The pair of drivers were thrilled with the race pace exhibited by their Chevrolet powered Arrow McLaren SP machines, but since there was little opportunity to pass on the renowned speedway, they were not able to fully take advantage of the quick race cars the team’s engineers gave them.
The track conditions meant that fast in and out laps combined with perfect pit stops were one of the few areas where passes could be made on Saturday night.
For O’Ward, these were his first oval pit stops in INDYCAR, and for rookie Askew, his five pit stops were his first pit stops, period. Both crews performed outstandingly, gaining their driver’s positions in nine of ten pit stops.

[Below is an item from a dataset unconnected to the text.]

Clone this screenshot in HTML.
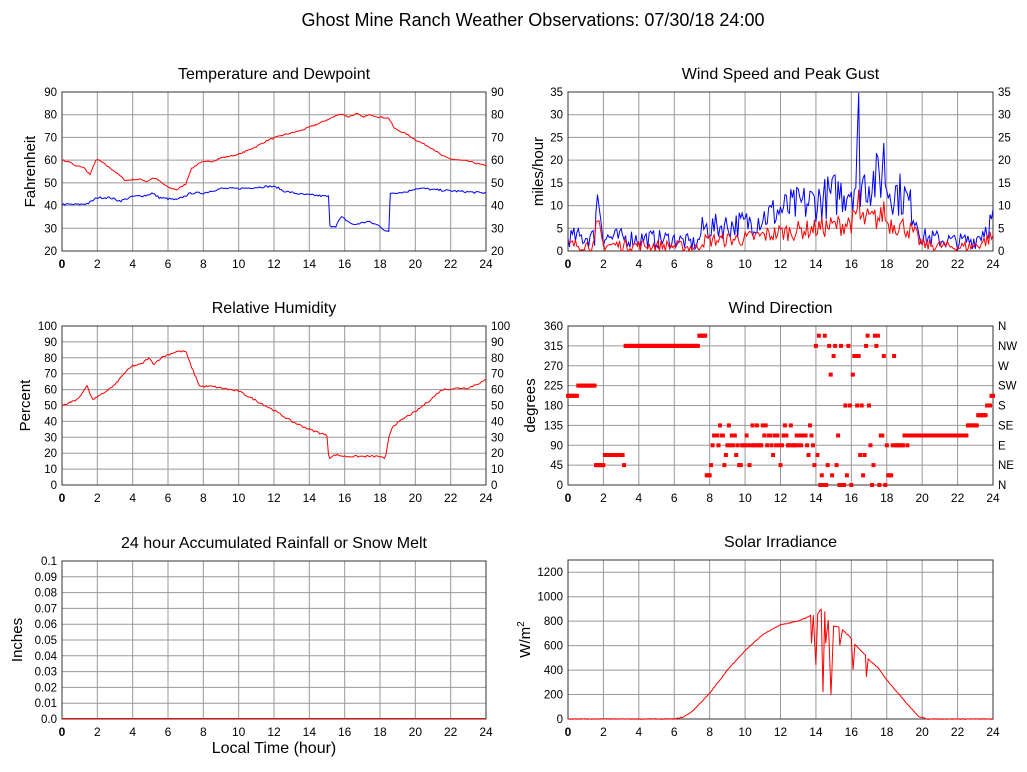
<!DOCTYPE html>
<html><head><meta charset="utf-8"><style>
body{margin:0;background:#fff}
svg{display:block;font-family:"Liberation Sans",sans-serif}
</style></head><body>
<svg id="s" width="1027" height="772" xmlns="http://www.w3.org/2000/svg"></svg>
<script>
const S=document.getElementById('s');let out='';
let seed=7;function rnd(){seed=(seed*16807)%2147483647;return seed/2147483647;}
function interp(pts,t){for(let i=0;i<pts.length-1;i++){if(t<=pts[i+1][0]){const a=pts[i],b=pts[i+1];const f=(t-a[0])/(b[0]-a[0]||1);return a[1]+f*(b[1]-a[1]);}}return pts[pts.length-1][1];}
function panel(o){const {x0,y0,x1,y1,ymin,ymax,ticks,title,ylab,right,rlabels,fmt,lo}=o;
 const X=t=>x0+(x1-x0)*t/24, Y=v=>y1-(y1-y0)*(v-ymin)/(ymax-ymin);
 out+=`<text x="${(x0+x1)/2}" y="${y0-13}" font-size="16" text-anchor="middle">${title}</text>`;
 for(let h=2;h<24;h+=2)out+=`<line x1="${X(h)}" x2="${X(h)}" y1="${y0}" y2="${y1}" stroke="#999"/>`;
 ticks.forEach((v,i)=>{const y=Y(v);if(v>ymin&&v<ymax+1e-9)out+=`<line x1="${x0}" x2="${x1}" y1="${y}" y2="${y}" stroke="#999"/>`;
  out+=`<text x="${x0-5}" y="${y+4}" font-size="11.5" text-anchor="end">${fmt?fmt(v):v}</text>`;
  if(right)out+=`<text x="${x1+5}" y="${y+4}" font-size="11.5">${rlabels?rlabels[i]:v}</text>`;});
 for(let h=0;h<=24;h+=2)out+=`<text x="${X(h)}" y="${y1+17}" font-size="12" text-anchor="middle" ${h==0?'font-weight="bold"':''}>${h}</text>`;
 out+=`<rect x="${x0}" y="${y0}" width="${x1-x0}" height="${y1-y0}" fill="none" stroke="#333"/>`;
 out+=`<text transform="translate(${x0-lo},${(y0+y1)/2}) rotate(-90)" font-size="15" text-anchor="middle">${ylab}</text>`;
 return {X,Y};}
function line(P,pts,noise,col,step){step=step||1/12;let d=[];for(let t=0;t<=24.0001;t+=step){let v=interp(pts,t)+(rnd()-0.5)*noise;d.push(P.X(t).toFixed(1)+','+P.Y(v).toFixed(1));}
 out+=`<polyline points="${d.join(' ')}" fill="none" stroke="${col}" stroke-width="1"/>`;}
function rng(a,b,st){const s=[];for(let v=a;v<=b+1e-9;v+=st)s.push(Math.round(v*100)/100);return s;}

out+=`<text x="533" y="26" font-size="18" text-anchor="middle">Ghost Mine Ranch Weather Observations: 07/30/18 24:00</text>`;
let P=panel({x0:62,y0:92,x1:486,y1:251,ymin:20,ymax:90,ticks:rng(20,90,10),title:'Temperature and Dewpoint',ylab:'Fahrenheit',right:1,lo:27});
line(P,[[0,60],[0.5,59],[0.7,57.5],[1.2,57],[1.6,53.5],[1.9,60],[2.1,60],[3,55],[3.6,51],[4,51.5],[4.5,51.5],[4.8,50.5],[5.1,52],[5.3,52],[6,48],[6.5,47],[7,49.5],[7.3,56],[7.8,59],[8.5,59.5],[9,61],[10,62.5],[11,66],[11.7,69],[12.5,71],[13.5,73],[14.5,76],[15.5,79.5],[15.8,80.5],[16.2,79],[16.7,80.5],[17,79],[17.5,80],[17.9,79],[18.5,78.5],[18.8,74],[19.5,71.5],[20,69],[21,65],[21.5,62],[22,60.5],[23,59.5],[23.5,58.5],[24,57.5]],0.6,'#f00');
line(P,[[0,40.5],[1,40.5],[1.5,41],[2,43.5],[2.7,43.5],[3.3,42],[4,44],[4.8,44.5],[5.1,45.5],[5.5,43.5],[6.5,42.5],[7.3,45.5],[8,45.5],[9,47.5],[10,47.5],[11,48],[11.8,48.5],[12.2,48],[12.5,46.5],[13.5,45],[15.1,44],[15.15,31],[15.5,31],[15.8,35],[16.5,31.5],[17.3,33],[18,31],[18.35,28.5],[18.5,28.5],[18.55,45.5],[19.5,46],[20,47.5],[20.5,47.5],[21,47],[22,46.5],[24,45.5]],0.9,'#00f');
P=panel({x0:568,y0:92,x1:993,y1:251,ymin:0,ymax:35,ticks:rng(0,35,5),title:'Wind Speed and Peak Gust',ylab:'miles/hour',right:1,lo:25});
const wb=[[0,3],[1.5,3],[1.6,12],[1.8,10],[2,3],[6,2.5],[7.3,1.5],[7.6,5],[10,6],[12,9],[14,11],[15.5,13],[16.3,15],[16.4,31],[16.5,15],[17.7,16],[17.8,22],[18,14],[19,12],[19.6,8],[20,3],[22,2],[23,2.5],[24,7]];
function wind(scale,noise,col){let d=[];for(let t=0;t<=24.0001;t+=1/12){let b=interp(wb,t)*scale;let v=Math.max(0,b+(rnd()-0.5)*noise*(0.5+b/8));d.push(P.X(t).toFixed(1)+','+P.Y(v).toFixed(1));}out+=`<polyline points="${d.join(' ')}" fill="none" stroke="${col}"/>`;}
wind(1,5,'#00f');wind(0.45,4,'#f00');
P=panel({x0:62,y0:326,x1:486,y1:485,ymin:0,ymax:100,ticks:rng(0,100,10),title:'Relative Humidity',ylab:'Percent',right:1,lo:32});
line(P,[[0,50],[0.5,52],[1,55],[1.4,63],[1.7,54],[2,55],[3,63],[3.5,70],[4,75],[4.5,76],[4.9,80],[5.2,76],[5.6,80],[6,82],[6.5,84],[7,84],[7.3,75],[7.8,62],[8.5,62],[9,61],[10,59],[11,53],[11.5,50],[12,47],[13,40],[14,35],[14.8,32],[15,31],[15.1,17],[15.5,19],[16,18],[18,18],[18.3,16],[18.5,30],[18.7,37],[19,39],[19.5,43],[20,46],[21,55],[21.5,60],[22.5,61],[23,61],[24,66]],1.2,'#f00');
P=panel({x0:568,y0:326,x1:993,y1:485,ymin:0,ymax:360,ticks:rng(0,360,45),title:'Wind Direction',ylab:'degrees',right:1,rlabels:['N','NE','E','SE','S','SW','W','NW','N'],lo:33});
function dot(t,v){out+=`<rect x="${(P.X(t)-2).toFixed(1)}" y="${(P.Y(v)-2).toFixed(1)}" width="4" height="4" fill="#f00"/>`;}
for(let t=0;t<=24.0001;t+=1/12){let v;
 if(t<0.5)v=202;else if(t<1.5)v=225;else if(t<2)v=45;else if(t<3.1)v=68;else if(t<3.25)v=45;else if(t<7.4)v=315;else if(t<7.75)v=338;else if(t<8)v=22;
 else if(t<14){const c=[90,90,112,90,112,68,90,45,135,90];v=c[Math.floor(rnd()*c.length)];}
 else if(t<18.5){const c=[0,315,315,338,292,90,45,112,68,0,315,22,250,180];v=c[Math.floor(rnd()*c.length)];}
 else if(t<19)v=90;else if(t<22.5)v=(rnd()<0.1?90:112);else if(t<23.1)v=135;else if(t<23.6)v=158;else if(t<23.85)v=180;else v=202;
 dot(t,v);}
P=panel({x0:62,y0:561,x1:486,y1:719,ymin:0,ymax:0.1,ticks:rng(0,0.1,0.01),title:'24 hour Accumulated Rainfall or Snow Melt',ylab:'Inches',fmt:v=>v.toFixed(2).replace(/0$/,'').replace(/\.$/,'.0'),lo:40});
out+=`<line x1="62" x2="486" y1="718.5" y2="718.5" stroke="#f00"/>`;
out+=`<text x="274" y="753" font-size="16" text-anchor="middle">Local Time (hour)</text>`;
P=panel({x0:568,y0:560,x1:993,y1:719,ymin:0,ymax:1300,ticks:rng(0,1200,200),title:'Solar Irradiance',ylab:'W/m<tspan dy="-6" font-size="10">2</tspan>',lo:38});
line(P,[[0,0],[6,0],[6.5,15],[7,60],[8,210],[9,400],[10,560],[11,690],[12,770],[13,800],[13.7,845],[13.75,620],[13.85,850],[14,440],[14.1,860],[14.3,900],[14.4,220],[14.5,880],[14.55,620],[14.7,810],[14.85,200],[15,760],[15.3,750],[15.35,600],[15.5,730],[16,660],[16.1,400],[16.2,610],[16.8,520],[16.85,345],[16.95,490],[17.5,420],[18,320],[19,150],[19.8,20],[20.3,0],[24,0]],6,'#f00',1/20);
S.innerHTML=out;
</script>
</body></html>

“It surprised me a little bit personally because I was very cautious on pit-in,” said Askew, whose Bob Jansen led crew gained him 13 spots on pit road. “But, it also doesn’t surprise me because I know my pit crew is in the top three, if not the best out there. It was really good to see, though. I know I have a lot of time to gain on my pit-in and my approach to the (pit) box.”
O’Ward’s No. 5 crew, led by Dave Higuera, gained the sophomore driver a total of five spots on pit road, only losing one position on their second pit stop.
The three-month wait to get their season started will turn into what is sure to be an equally agonizing but much less time-consuming weeks-long wait before Askew and O’Ward have a chance to celebrate Independence Day at the Indianapolis Motor Speedway. With hundreds of Road To Indy tests, practice and race laps and two wins apiece on the 2.439-mile, 14-turn road course, the learning curve should be far less steep for the pair of drivers.